Fridolin was chosen to stay on as co-leader of the Greens, the junior partner of the Social Democrat-led coalition government, with 200 out of 271 votes. Lövin meanwhile was voted in by 229 votes.
The party's annual conference comes just days after Fridolin's now former colleague Environment Minister Åsa Romson confirmed she would be stepping down, following a nominating committee's decision to replace her at the helm of the party with Lövin, who is the Minister for International Development Cooperation.
Romson took to the stage on Friday morning to address the audience in her farewell speech.
“It's been fun to no end to help make the Green Party's environment policies a reality. It would have been fun to continue and it is always difficult to feel that you're not needed. But it will never compromise the pride I feel about this,” she said.
Her ousting was sparked by a stressful few weeks for the Greens. In mid-April it emerged that their then housing minister, Mehmet Kaplan, had kept company with Turkish extremists. A clip was subsequently unearthed of Kaplan comparing Israel to Nazi Germany, resulting in his resignation.
The turmoil didn’t stop there. Next to resign was Yasri Khan, who left the party after controversy broke out when he refused to shake a female journalist’s hand.
Another gaffe soon followed when co-leader Romson mistakenly referred to the 9/11 terrorist attacks as “accidents”.
The party's annual conference got off to a rocky start on Friday, after red paint designed to look like fake blood as well as pictures of crumbling buildings were left outside the central Karlstad building over Thursday night.

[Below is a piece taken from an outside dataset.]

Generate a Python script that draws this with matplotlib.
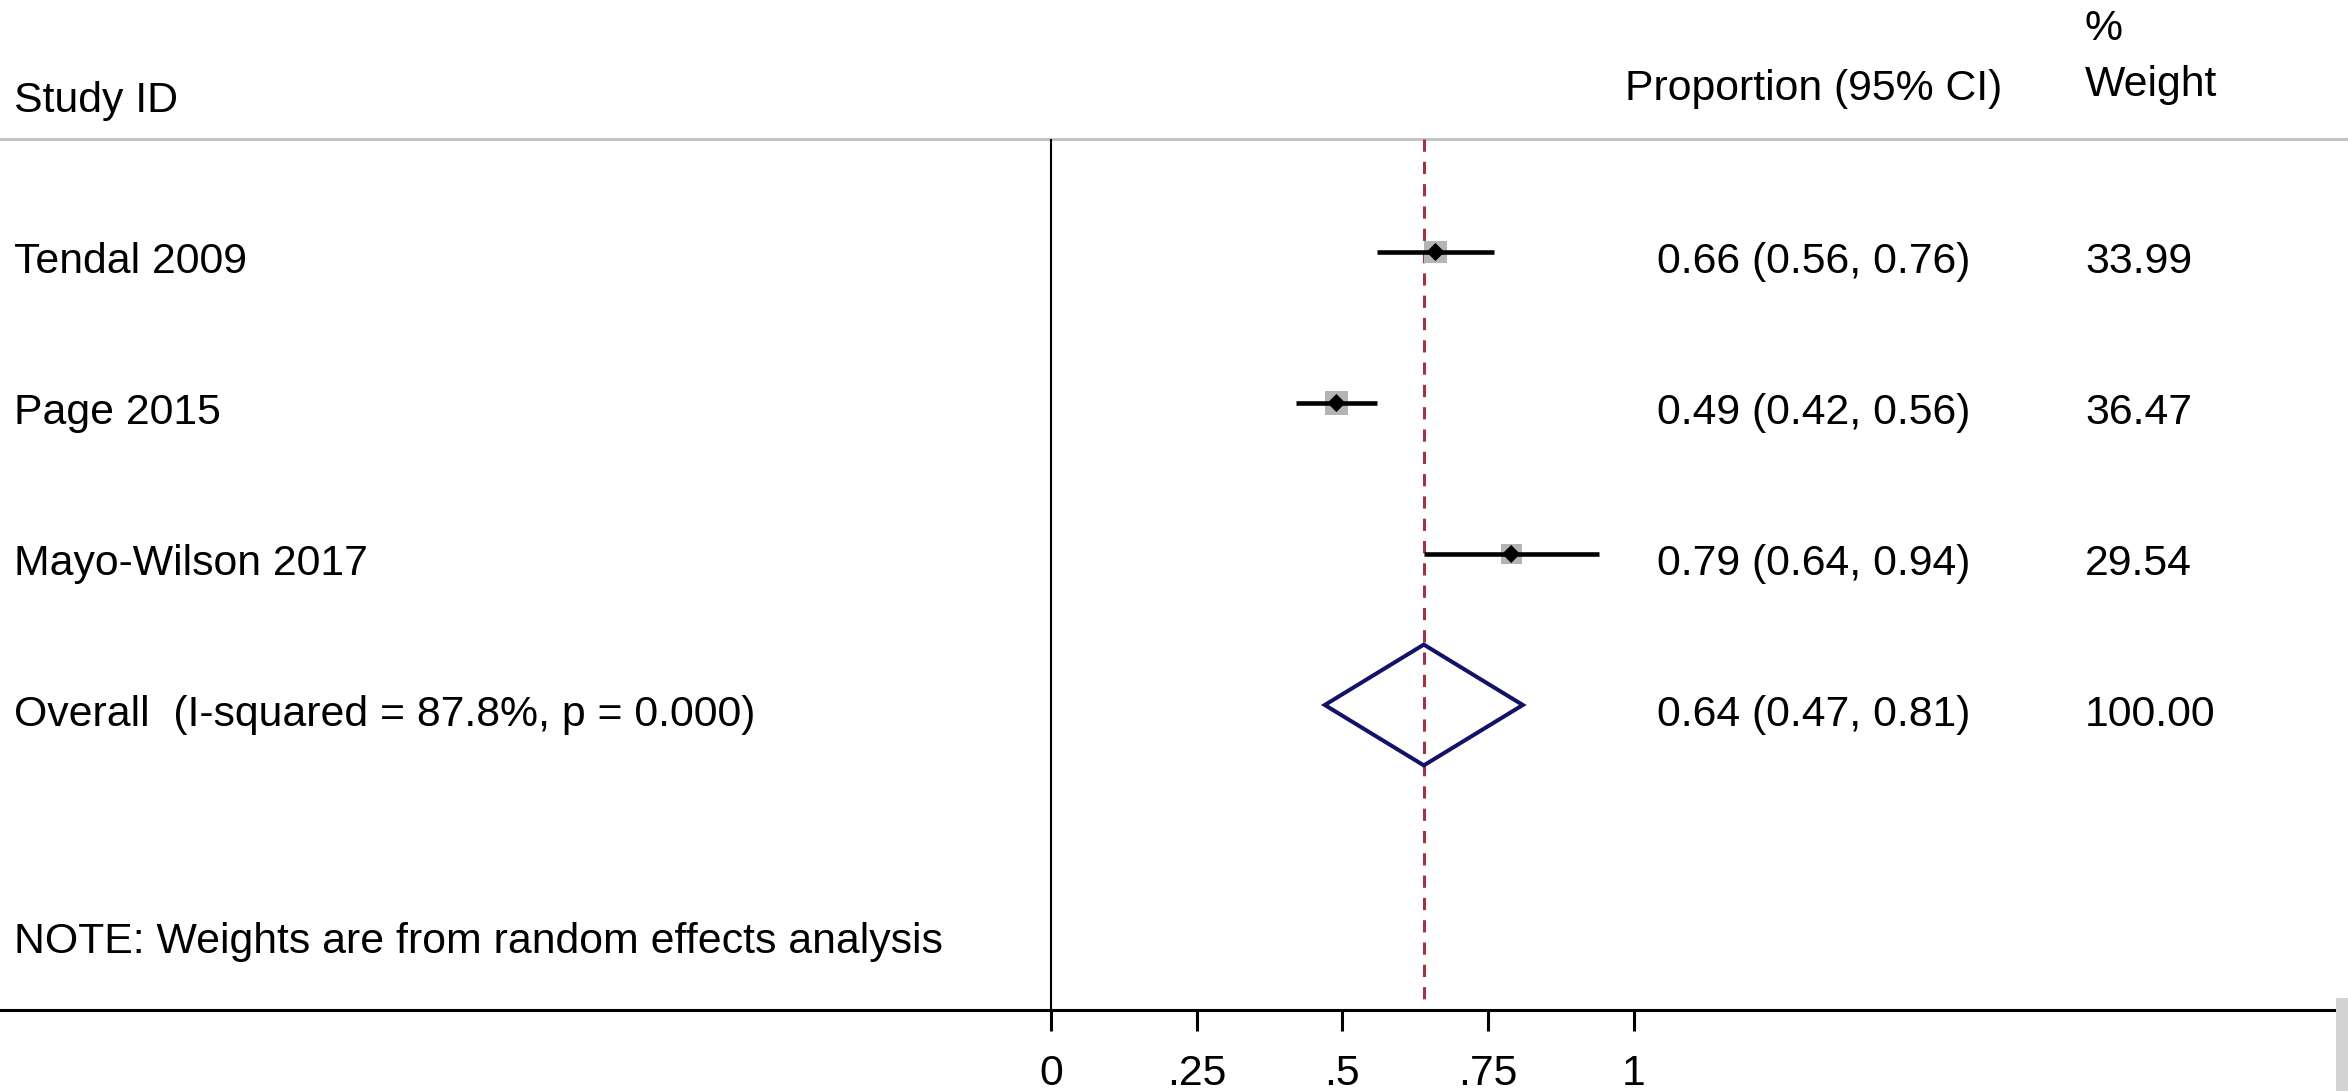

“There were pictures of explosions and things like that (…) some kind of red paint that we suspect is supposed to represent blood, which has been poured over a two by two metre area,” Värmland Police duty officer Morgan Connedal told Aftonbladet.
“We are treating it as illegal hate against a group. It’s a serious offence,” he added.
Despite the heightened tension and apparent threat towards the party’s gathering this weekend, Green Party security chief Agnetha Boström insisted it would still take place as scheduled.
“The congress will go ahead as planned,” she told Aftonbladet. “We’re letting the police deal with it. We’re aware of what happened.”
Later on Friday, the Communist Party in Sweden, which is not represented in parliament, claimed responsibility in an interview with the newspaper Proletären. Its chairman said it had not been intended as a threat, but rather a protest against Sweden moving closer to Nato and the use of Jas Gripen jets in Libya in 2011.
“We have understood through other media that it has been perceived as a threat. No one has any reason to feel threatened. I don't know if the journalists have seen the flyers or are just using second-hand information. We thought it was really clear that the flyers were about Nato and Libya, and definitely weren't a threat,” said Anders Wiklund.